** Set exercise **
Reproduce the listing word for word, leaving every picture behind.

[Excerpted records start]

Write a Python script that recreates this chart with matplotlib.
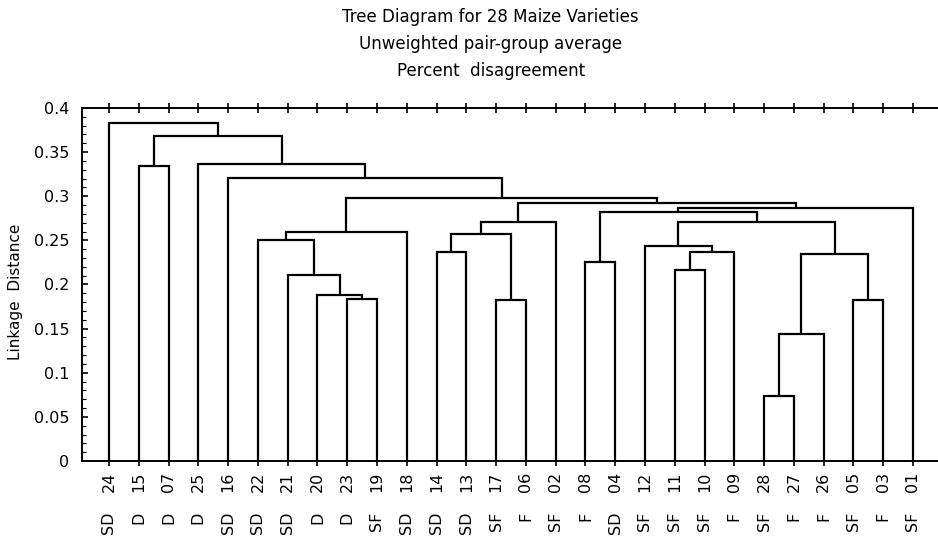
import numpy as np
import matplotlib
matplotlib.use('Agg')
import matplotlib.pyplot as plt
from matplotlib.ticker import MultipleLocator

# leaf order along the x axis, with variety type under each number
leaves = ['24', '15', '07', '25', '16', '22', '21', '20', '23', '19', '18', '14', '13', '17',
          '06', '02', '08', '04', '12', '11', '10', '09', '28', '27', '26', '05', '03', '01']
groups = ['SD', 'D', 'D', 'D', 'SD', 'SD', 'SD', 'D', 'D', 'SF', 'SD', 'SD', 'SD', 'SF',
          'F', 'SF', 'F', 'SD', 'SF', 'SF', 'SF', 'F', 'SF', 'F', 'F', 'SF', 'F', 'SF']

# joins: (left, right, linkage distance); ints point to an earlier join
merges = [
    ('28', '27', 0.074),   # 0
    (0, '26', 0.144),      # 1
    ('05', '03', 0.182),   # 2
    (1, 2, 0.235),         # 3
    ('11', '10', 0.216),   # 4
    (4, '09', 0.237),      # 5
    ('12', 5, 0.244),      # 6
    ('08', '04', 0.225),   # 7
    (6, 3, 0.271),         # 8
    (7, 8, 0.282),         # 9
    (9, '01', 0.287),      # 10
    ('17', '06', 0.183),   # 11
    ('14', '13', 0.237),   # 12
    (12, 11, 0.257),       # 13
    (13, '02', 0.271),     # 14
    (14, 10, 0.292),       # 15
    ('23', '19', 0.184),   # 16
    ('20', 16, 0.188),     # 17
    ('21', 17, 0.211),     # 18
    ('22', 18, 0.250),     # 19
    (19, '18', 0.259),     # 20
    (20, 15, 0.298),       # 21
    ('16', 21, 0.321),     # 22
    ('25', 22, 0.337),     # 23
    ('15', '07', 0.334),   # 24
    (24, 23, 0.368),       # 25
    ('24', 25, 0.383),     # 26
]

fig = plt.figure(figsize=(9.38, 5.40), dpi=100)
ax = fig.add_axes([0.0874, 0.1463, 0.9126, 0.6537])

pos = {name: i for i, name in enumerate(leaves)}
nodes = []  # (x centre, height) of each join


def node(ref):
    if isinstance(ref, int):
        return nodes[ref]
    return pos[ref], 0.0


for a, b, h in merges:
    xa, ha = node(a)
    xb, hb = node(b)
    ax.plot([xa, xa, xb, xb], [ha, h, h, hb], color='black', lw=1.6,
            solid_joinstyle='miter', solid_capstyle='butt')
    nodes.append(((xa + xb) / 2, h))

ax.set_xlim(-0.907, 27.84)
ax.set_ylim(0, 0.4)
ax.spines['right'].set_visible(False)
for s in ['left', 'top', 'bottom']:
    ax.spines[s].set_linewidth(1.4)

ax.set_xticks(range(len(leaves)))
ax.set_xticklabels([''] * len(leaves))
ax.tick_params(axis='x', which='both', direction='inout', length=7, width=1.2,
               top=True, bottom=True)
ax.yaxis.set_major_locator(MultipleLocator(0.05))
ax.yaxis.set_minor_locator(MultipleLocator(0.01))
ax.set_yticks(np.arange(0, 0.41, 0.05))
ax.set_yticklabels(['0', '0.05', '0.1', '0.15', '0.2', '0.25', '0.3', '0.35', '0.4'])
ax.tick_params(axis='y', which='major', direction='in', length=4, width=1.2,
               labelsize=11.5, pad=9)
ax.tick_params(axis='y', which='minor', direction='in', length=3, width=0.8)

tr = ax.get_xaxis_transform()
for i, (num, grp) in enumerate(zip(leaves, groups)):
    ax.text(i, -0.031, num, transform=tr, rotation=90, ha='center', va='top', fontsize=11.5)
    ax.text(i, -0.144, grp, transform=tr, rotation=90, ha='center', va='top', fontsize=11.5)

ax.set_ylabel('Linkage  Distance', fontsize=11)
ax.yaxis.set_label_coords(-0.069, 0.48)

fig.text(0.523, 0.968, 'Tree Diagram for 28 Maize Varieties', ha='center', va='center', fontsize=12)
fig.text(0.523, 0.918, 'Unweighted pair-group average', ha='center', va='center', fontsize=12)
fig.text(0.523, 0.868, 'Percent  disagreement', ha='center', va='center', fontsize=12)

fig.savefig('out.png', dpi=100)
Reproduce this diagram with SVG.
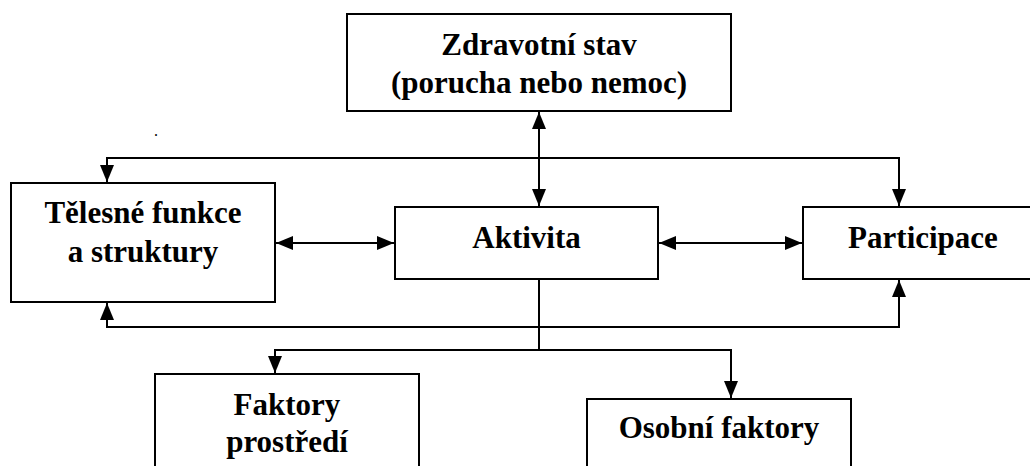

[Excerpted records end]

** Output **
Write a Python script that recreates this chart with matplotlib.
import numpy as np
import matplotlib
matplotlib.use('Agg')
import matplotlib.pyplot as plt
from matplotlib.ticker import MultipleLocator

# leaf order along the x axis, with variety type under each number
leaves = ['24', '15', '07', '25', '16', '22', '21', '20', '23', '19', '18', '14', '13', '17',
          '06', '02', '08', '04', '12', '11', '10', '09', '28', '27', '26', '05', '03', '01']
groups = ['SD', 'D', 'D', 'D', 'SD', 'SD', 'SD', 'D', 'D', 'SF', 'SD', 'SD', 'SD', 'SF',
          'F', 'SF', 'F', 'SD', 'SF', 'SF', 'SF', 'F', 'SF', 'F', 'F', 'SF', 'F', 'SF']

# joins: (left, right, linkage distance); ints point to an earlier join
merges = [
    ('28', '27', 0.074),   # 0
    (0, '26', 0.144),      # 1
    ('05', '03', 0.182),   # 2
    (1, 2, 0.235),         # 3
    ('11', '10', 0.216),   # 4
    (4, '09', 0.237),      # 5
    ('12', 5, 0.244),      # 6
    ('08', '04', 0.225),   # 7
    (6, 3, 0.271),         # 8
    (7, 8, 0.282),         # 9
    (9, '01', 0.287),      # 10
    ('17', '06', 0.183),   # 11
    ('14', '13', 0.237),   # 12
    (12, 11, 0.257),       # 13
    (13, '02', 0.271),     # 14
    (14, 10, 0.292),       # 15
    ('23', '19', 0.184),   # 16
    ('20', 16, 0.188),     # 17
    ('21', 17, 0.211),     # 18
    ('22', 18, 0.250),     # 19
    (19, '18', 0.259),     # 20
    (20, 15, 0.298),       # 21
    ('16', 21, 0.321),     # 22
    ('25', 22, 0.337),     # 23
    ('15', '07', 0.334),   # 24
    (24, 23, 0.368),       # 25
    ('24', 25, 0.383),     # 26
]

fig = plt.figure(figsize=(9.38, 5.40), dpi=100)
ax = fig.add_axes([0.0874, 0.1463, 0.9126, 0.6537])

pos = {name: i for i, name in enumerate(leaves)}
nodes = []  # (x centre, height) of each join


def node(ref):
    if isinstance(ref, int):
        return nodes[ref]
    return pos[ref], 0.0


for a, b, h in merges:
    xa, ha = node(a)
    xb, hb = node(b)
    ax.plot([xa, xa, xb, xb], [ha, h, h, hb], color='black', lw=1.6,
            solid_joinstyle='miter', solid_capstyle='butt')
    nodes.append(((xa + xb) / 2, h))

ax.set_xlim(-0.907, 27.84)
ax.set_ylim(0, 0.4)
ax.spines['right'].set_visible(False)
for s in ['left', 'top', 'bottom']:
    ax.spines[s].set_linewidth(1.4)

ax.set_xticks(range(len(leaves)))
ax.set_xticklabels([''] * len(leaves))
ax.tick_params(axis='x', which='both', direction='inout', length=7, width=1.2,
               top=True, bottom=True)
ax.yaxis.set_major_locator(MultipleLocator(0.05))
ax.yaxis.set_minor_locator(MultipleLocator(0.01))
ax.set_yticks(np.arange(0, 0.41, 0.05))
ax.set_yticklabels(['0', '0.05', '0.1', '0.15', '0.2', '0.25', '0.3', '0.35', '0.4'])
ax.tick_params(axis='y', which='major', direction='in', length=4, width=1.2,
               labelsize=11.5, pad=9)
ax.tick_params(axis='y', which='minor', direction='in', length=3, width=0.8)

tr = ax.get_xaxis_transform()
for i, (num, grp) in enumerate(zip(leaves, groups)):
    ax.text(i, -0.031, num, transform=tr, rotation=90, ha='center', va='top', fontsize=11.5)
    ax.text(i, -0.144, grp, transform=tr, rotation=90, ha='center', va='top', fontsize=11.5)

ax.set_ylabel('Linkage  Distance', fontsize=11)
ax.yaxis.set_label_coords(-0.069, 0.48)

fig.text(0.523, 0.968, 'Tree Diagram for 28 Maize Varieties', ha='center', va='center', fontsize=12)
fig.text(0.523, 0.918, 'Unweighted pair-group average', ha='center', va='center', fontsize=12)
fig.text(0.523, 0.868, 'Percent  disagreement', ha='center', va='center', fontsize=12)

fig.savefig('out.png', dpi=100)
Reproduce this diagram with SVG.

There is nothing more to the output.